Policy¶
A Policy is a piece of decision logic that reacts to Events and produces Commands. It encodes the whenever this happens, do that rules that hold across the system without belonging to any single Aggregate.
A Policy is stateless. It does not own data, it does not have an identity, and it is not a consistency unit. It listens to Events, applies a rule, and emits Commands. Whatever happens after that is the business of the Aggregates the Commands target.
Policy vs. Process Manager¶
Policies and Process Managers are easy to confuse, because both react to Events and emit Commands. The distinction is state.
A Policy has none. It evaluates a rule against a single Event in isolation: if this Event has this shape, then emit this Command. There is no memory of previous Events, no waiting for a second trigger, no timeout.
A Process Manager has state. It tracks where it is in a longer-running flow, waits for multiple Events, can time out, and produces Commands as the flow progresses.
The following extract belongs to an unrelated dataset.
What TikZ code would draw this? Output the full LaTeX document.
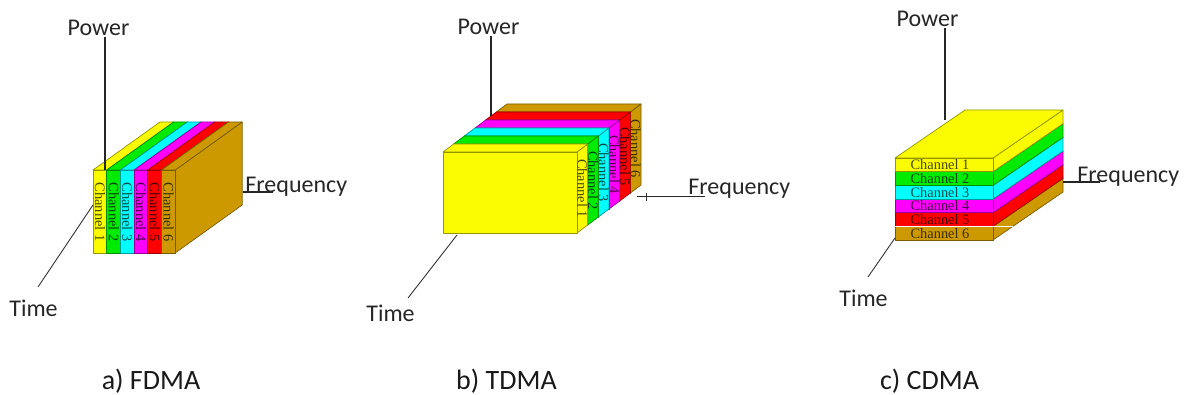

If the rule you're modeling fits in a single sentence about a single Event, it's a Policy. If it needs to remember anything between Events, it's a Process Manager.
When to Reach for a Policy¶
Use a Policy when the rule is global and stateless. Whenever a payment is captured, send a confirmation email. Whenever a round is started, increment the daily counter. Whenever an order is shipped, charge the customer.
Use it sparingly. A Policy that grows to several conditions, that needs context from earlier Events, or that needs to defer its decision is a Policy that has outgrown its shape – move it to a Process Manager before it becomes hard to reason about.